Já Tó Barbosa define-o como “um jogador elegante, que não era de bater bola, nem dar porrada. O Mauro era de desarme fácil, com qualidade no passe e com visão de jogo”.

Começámos esta secção do texto titulando que “a curiosidade matou o gato”. Não sabemos se a curiosidade nos matará, mas o certo é que é impossível não ficar curioso perante as declarações de Mauro, quando anunciou o final da carreira. Depois de deixar grandes elogios a Abel Ferreira, disse “peço desculpa, mas prefiro não responder a essa pergunta”, quando desafiado a falar de António Salvador. Falta de apoio ao jogador durante a lesão? Ausência de propostas para continuar noutras funções no clube? Não sabemos e, para já, ficaremos sem resposta.
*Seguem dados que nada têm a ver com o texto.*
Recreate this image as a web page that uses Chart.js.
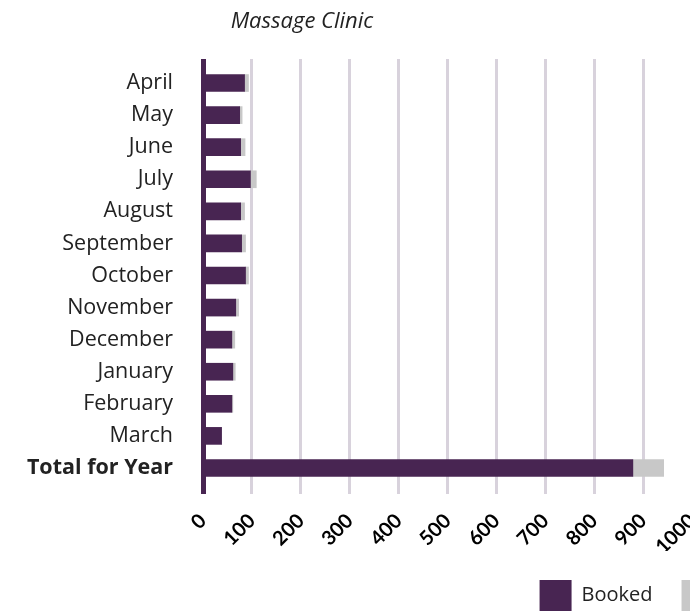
<!DOCTYPE html>
<html>
<head>
<meta charset="utf-8">
<script src="https://cdn.jsdelivr.net/npm/chart.js@4.4.0/dist/chart.umd.min.js"></script>
<style>
html, body { margin: 0; padding: 0; background: #fff; overflow: hidden; }
#wrap { width: 690px; height: 611px; overflow: hidden; }
</style>
</head>
<body>
<div id="wrap"><canvas id="chart" width="836" height="611"></canvas></div>
<script>
const chartTitle = 'Massage Clinic';
const months = ['April', 'May', 'June', 'July', 'August', 'September', 'October',
    'November', 'December', 'January', 'February', 'March', 'Total for Year'];
const seriesNames = ['Booked', 'Available'];
const booked = [85, 75, 77, 97, 77, 79, 87, 67, 59, 61, 59, 38, 879];
const available = [8, 5, 9, 12, 8, 8, 6, 6, 6, 5, 2, 0, 63];
const xMax = 1229;
const xStep = 100;

const PURPLE = '#482552';
const GREY = '#c8c8c8';
const GRID = '#d8d2dc';

// title sits over the left part of the plot, not centred on the canvas
const titlePlugin = {
    id: 'offsetTitle',
    afterDraw(chart) {
        const c = chart.ctx;
        c.save();
        c.font = 'italic 22px "Open Sans"';
        c.fillStyle = '#222';
        c.textAlign = 'center';
        c.textBaseline = 'middle';
        c.fillText(chartTitle, 302, 22);
        c.restore();
    }
};

const gridColor = (ctx) => (ctx.tick && ctx.tick.value === 0 ? PURPLE : GRID);
const gridWidth = (ctx) => (ctx.tick && ctx.tick.value === 0 ? 5 : 3);

new Chart(document.getElementById('chart'), {
    type: 'bar',
    data: {
        labels: months,
        datasets: [
            { label: seriesNames[0], data: booked, backgroundColor: PURPLE },
            { label: seriesNames[1], data: available, backgroundColor: GREY }
        ]
    },
    options: {
        indexAxis: 'y',
        responsive: false,
        animation: false,
        barThickness: 17,
        layout: { padding: { top: 59, left: 0, right: 0, bottom: -10 } },
        scales: {
            x: {
                stacked: true,
                min: 0,
                max: xMax,
                afterFit: (scale) => { scale.height = 67; },
                ticks: {
                    stepSize: xStep,
                    minRotation: 45,
                    maxRotation: 45,
                    padding: 15,
                    color: '#000',
                    font: { family: 'Lato', size: 20, weight: 'bold' },
                    callback: (v) => String(v)
                },
                grid: { color: gridColor, lineWidth: gridWidth, tickLength: 10 },
                border: { display: false }
            },
            x2: {
                position: 'top',
                axis: 'x',
                min: 0,
                max: xMax,
                ticks: { display: false, stepSize: xStep },
                grid: { drawOnChartArea: false, color: gridColor, lineWidth: gridWidth, tickLength: 8 },
                border: { display: false }
            },
            y: {
                stacked: true,
                grid: { display: false, drawTicks: false },
                border: { display: false },
                afterFit: (scale) => { scale.width = 203; },
                ticks: {
                    padding: 30,
                    color: '#222',
                    font: (ctx) => ({
                        family: '"Open Sans"',
                        size: 21.5,
                        weight: ctx.index === months.length - 1 ? 'bold' : 'normal'
                    })
                }
            }
        },
        plugins: {
            title: { display: false },
            tooltip: { enabled: false },
            legend: {
                position: 'bottom',
                align: 'end',
                labels: {
                    boxWidth: 32,
                    boxHeight: 31,
                    padding: 29,
                    color: '#222',
                    font: { family: '"Open Sans"', size: 20 }
                }
            }
        }
    },
    plugins: [titlePlugin]
});
</script>
</body>
</html>
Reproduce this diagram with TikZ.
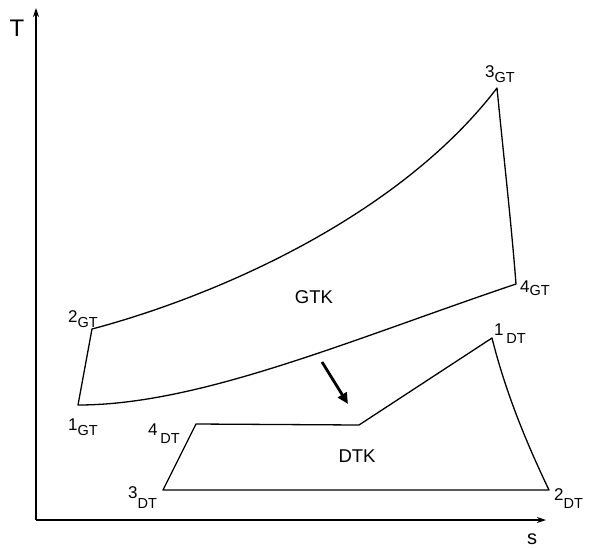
\documentclass[tikz,border=0pt]{standalone}
\usepackage{fontspec}
\setmainfont{Liberation Sans}
\usetikzlibrary{arrows.meta}
\newcommand\ptlab[3]{#1\raisebox{#3}{\fontsize{14.5}{14.5}\selectfont #2}}
\begin{document}
\begin{tikzpicture}[x=1pt,y=-1pt,
  cyc/.style={line width=1.3pt,line join=round},
  ax/.style={line width=1.1pt,-{Stealth[length=9pt,width=6pt]}},
  lbl/.style={font=\fontsize{17}{17}\selectfont,inner sep=0pt,anchor=base west}]
\useasboundingbox (0,0) rectangle (589,547);
% axes
\coordinate (O) at (36,520);
\coordinate (Ty) at (36,8);
\coordinate (Sx) at (546,520);
\draw[ax] (O) -- (Ty);
\draw[ax] (O) -- (Sx);
\node[inner sep=0pt,font=\fontsize{24}{24}\selectfont] (T) at (17,28) {T};
\node[inner sep=0pt,font=\fontsize{20}{20}\selectfont] (S) at (532,539) {s};
% GT points
\coordinate (g1) at (78,405);
\coordinate (g2) at (92,329);
\coordinate (g3) at (497,88);
\coordinate (g4) at (516,284);
\draw[cyc] (g1) -- (g2) .. controls (220,295) and (400,215) .. (g3)
  .. controls (504,160) and (511,220) .. (g4)
  .. controls (350,340) and (200,405) .. (g1) -- cycle;
% DT points
\coordinate (d1) at (492,338);
\coordinate (d2) at (549,490);
\coordinate (d3) at (163,490);
\coordinate (d4) at (196,424);
\coordinate (dk) at (359,425);
\draw[cyc] (d3) -- (d4) -- (dk) -- (d1)
  .. controls (505,390) and (525,440) .. (d2) -- cycle;
% arrow
\coordinate (a1) at (322,362);
\coordinate (a2) at (348,404);
\draw[line width=2.8pt,-{Triangle[length=11pt,width=10pt]}] (a1) -- (a2);
% labels
\node[inner sep=0pt,font=\fontsize{18.5}{18.5}\selectfont] (GTK) at (314,297) {GTK};
\node[inner sep=0pt,font=\fontsize{18.5}{18.5}\selectfont] (DTK) at (357,456) {DTK};
\node[lbl] (l2g) at (68,322) {\ptlab{2}{GT}{-0.35em}};
\node[lbl] (l1g) at (68,430) {\ptlab{1}{GT}{-0.35em}};
\node[lbl] (l3g) at (485,77) {\ptlab{3}{GT}{-0.35em}};
\node[lbl] (l4g) at (520,292) {\ptlab{4}{GT}{-0.2em}};
\node[lbl] (l1d) at (494,335) {\ptlab{1\,}{DT}{-0.5em}};
\node[lbl] (l2d) at (554,500) {\ptlab{2}{DT}{-0.5em}};
\node[lbl] (l3d) at (128,498) {\ptlab{3}{DT}{-0.6em}};
\node[lbl] (l4d) at (148,435) {\ptlab{4\,}{DT}{-0.5em}};
\end{tikzpicture}
\end{document}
O certo é que, até agora, o clube não reagiu oficialmente ao adeus de Mauro.

Passear, não. Futevólei, sim

Não nos esquecemos da historinha da festa. Deixemos o relato a cargo de Tó Barbosa.

“A melhor memória dele que tenho foi um dia em que o convidei para vir à praia da Póvoa e ele veio com o Júnior Caiçara, que está na Turquia, e com o Richard, que joga no Qarabag, do Azerbaijão. Eu pensava que ia mostrar a praia e a cidade, mas eles vieram com as esposas e uma coluna com música. Ficámos a jogar futevólei a tarde toda. Eu chamei uns amigos meus e, por momentos, com o ambiente que eles criaram, parecia que eu é que estava na terra deles, no Brasil, a jogar com eles”.

“São boas recordações, de um rapaz humilde, com bom coração, que não merecia acabar assim no futebol. Mas estou certo de que vai ultrapassar e vai ter um bom futuro, seja onde for”.